Chief Judge Barbara M.G. Lynn of the U.S. District Court for the Northern District of Texas Dallas Division (the "Court")  denied a motion for summary judgment by the Chamber of Commerce, the Indexed Annuity Leadership Council and the American Council of Life Insurer's (collectively, the "Plaintiffs"). The motion challenged the new rules and rulemaking procedure relating to the fiduciary rule and the heightened fiduciary standards mandated by the DOL ("Defendant") fiduciary rule.

The Plaintiffs argued that "financial professionals are improperly being treated as fiduciaries and should not be required to comply with heightened fiduciary standards for one-time transactions." The Plaintiffs asserted that the conditions to qualify for an exemption under the Best Interest Contract Exemption ("BICE") "are so burdensome that financial professionals will be unable to advise the IRA market and sell most annuities to ERISA plans and IRAs."

The Court found that:

  • the fiduciary rule does not exceed the DOL's authority;
  • the DOL did not exceed its statutory authority to grant conditional exemptions;
  • contrary to the Plaintiffs' argument that BICE and Prohibited Transaction Exemption 84-24 ("PTE 84-24) impermissibly create a private right of action, the aforementioned exemptions do not create a private right of action;
  • the new rules and the rulemaking do not violate the Administrative Procedure Act because: (i) the notice and comment period was adequate; (ii) the DOL moved Fixed Income Annuities from PTE 84-24 to BICE; (iii) the DOL accounted for existing annuity regulation; (iv) BICE is "not unworkable"; and (v) the DOL's cost-benefit analysis was "reasonable";
  • BICE meets prohibited transaction rules exemptive requirements under ERISA as the Plaintiffs' argument that BICE violated ERISA due to the DOL's failure to consider whether BICE was administratively feasible for the industry was rejected.
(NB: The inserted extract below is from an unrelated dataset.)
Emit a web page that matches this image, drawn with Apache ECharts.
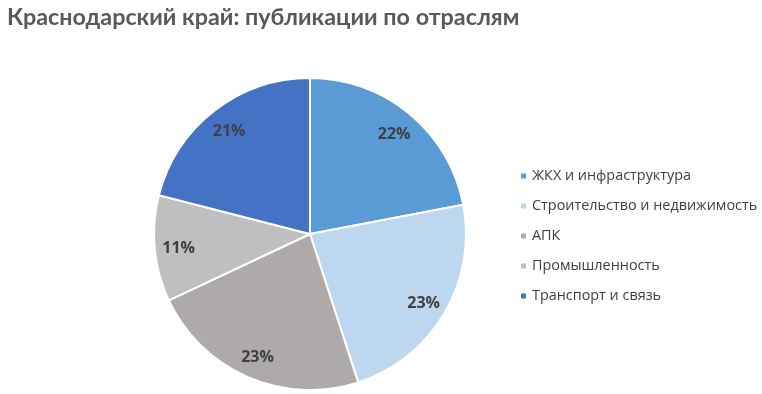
<!DOCTYPE html>
<html>
<head>
<meta charset="utf-8">
<script src="https://cdn.jsdelivr.net/npm/echarts@6/dist/echarts.min.js"></script>
<style>html,body{margin:0;padding:0;background:#fff}#c{width:762px;height:394px}</style>
</head>
<body>
<div id="c"></div>
<script>
const categories = ['ЖКХ и инфраструктура', 'Строительство и недвижимость', 'АПК', 'Промышленность', 'Транспорт и связь'];
const shares = [22, 23, 23, 11, 21];
const colors = ['#5B9BD5', '#BDD7EE', '#AEAAAA', '#BFBFBF', '#4472C4'];
const titleText = 'Краснодарский край: публикации по отраслям';

const chart = echarts.init(document.getElementById('c'), null, {renderer: 'canvas'});
const mainData = categories.map((n, i) => ({name: n, value: shares[i], itemStyle: {color: colors[i]}}));
const labelData = categories.map((n, i) => ({name: n, value: shares[i]}));
chart.setOption({
  animation: false,
  title: {
    text: titleText, left: 2, top: 1,
    textStyle: {fontFamily: 'Lato', fontWeight: 'bold', fontSize: 23.3, color: '#595959'}
  },
  legend: {
    orient: 'vertical', left: 514, top: 164,
    itemWidth: 7, itemHeight: 7, itemGap: 16,
    icon: 'rect',
    data: categories,
    textStyle: {fontFamily: 'Open Sans', fontSize: 14.4, color: '#404040'}
  },
  series: [
    {
      type: 'pie', center: [310, 234], radius: [0, 156],
      startAngle: 90, clockwise: true,
      itemStyle: {borderColor: '#fff', borderWidth: 2},
      label: {show: false}, labelLine: {show: false},
      silent: true,
      data: mainData
    },
    {
      type: 'pie', center: [310, 236], radius: [102, 156],
      startAngle: 90, clockwise: true,
      itemStyle: {color: 'rgba(0,0,0,0)', borderWidth: 0},
      label: {
        show: true, position: 'inside', formatter: '{c}%',
        fontFamily: 'Open Sans', fontWeight: 'bold', fontSize: 16, color: '#404040'
      },
      labelLine: {show: false},
      silent: true,
      data: labelData
    }
  ]
});
</script>
</body>
</html>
The Court agreed with the DOL's argument that, under the requirement, the rule must be administratively feasible for the relevant agency and not for the regulated industry;
  • the Plaintiffs waived any First Amendment claim during the rulemaking process and brought only a "facial challenge," and that such claim would not apply in any event due to the fiduciary rule's regulation of "professional conduct, not commercial speech"; and
  • the exemptions' contractual provisions do not violate the Federal Arbitration Act.

In addition, Judge Lynn denied a DOL Motion for Stay of Proceedings. The motion requested that "the Court stay the proceedings in this action pending the results of the review directed by the President."